Before you can optimise you need to identify where the bottleneck is. I would recommend going through the following steps and post the results/findings here.

  1. Open a new thread under the Filebeat section to get advice on ideal config for your use case. That may or may not be what you already have in place.
  2. Direct all Filebeat traffic to the dedicated ingest nodes and monitor their CPU usage. If CPU usage is close to 100% on one or all nodes this could be an issue and limiting throughput. If not, this is likely not the limiting factor. Also check for long or frequent GC in the logs.
  3. Look at the HOT data nodes doing all the indexing. Indexing is most often limited by CPU or disk performance, so look at CPU usage on these nodes as well as disk I/O and await, which you can get using iostat -x on the nodes. Also check for long or frequent GC in the logs. If this all looks OK the data nodes are likely not the bottleneck.

Hi @Christian_Dahlqvist

i use version 7.10.2, the only version authorized by the security service.

I wonder how to know if the HOT data nodes are doing the indexation. If the state of the task indexation is "running", "stop", finished..
/_cat/nodes , pending tasks ? tasks ?

Yes i will follow your advice and do this now :wink:

Done :wink: the traffic is directed to the ingest nodes. I will monitor tomorrow morning

I monitor r_await, between 3 to 340 for certain nodes, do you think i have to increase jvm heap size ?
Actually it s to 10 G in a file whic is in /etc/elasticsearch

During the indexation task, when i lookup the /_cat/nodes api RAM & CPU, the HOT data nodes don't seems working together but 2 by 2. Is it the normal behavior ? Is it possible to do the HOT data nodes working together ?
I think it's due to the loadbalancing parameter in filebeat at true

I finished tomorrow morning the monitoring when i will receive the huge logs :wink:

A big thanks :wink: taking time for explaining me. I read many many many times the doc for better understanding :wink: and arriving installing xcluster with the best practices but i failed :frowning:

Hi everybody :+)

Fine ?.

I try setting alias to rollover index with conditions of size in my ilm policy but it was ko.
I try to change my index templace that is attached to all my indices with index patterns

Do i have to create one alias per index pattern to have the capabilitie of rolling over ?.
I certzinly make an error in syntax with multiple alias.
Do you know the correct syntax please ?.

Thanks

This is odd as I believe that version has security vulnerabilities and is no longer receiving any patches. It would make more sense from a security perspective to upgrade to the latest version of Elasticsearch. If the license is an issue you may instead consider going with Opensearch, although that is a different ecosystem.

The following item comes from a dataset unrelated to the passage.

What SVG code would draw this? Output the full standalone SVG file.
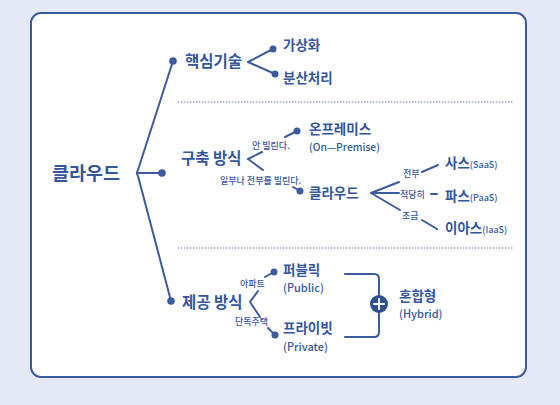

What is the configuration of your 6 data nodes? What is the full output of the cat nodes API?

Can you please share the full output of iostat -x from these nodes?

What does JVM heap size has to do with this? If you look in the logs and see evidence of frequent and/or long GC the heap size may be an issue. If not there are likely other factors limiting throughput.

What is the full output of the cluster stats API?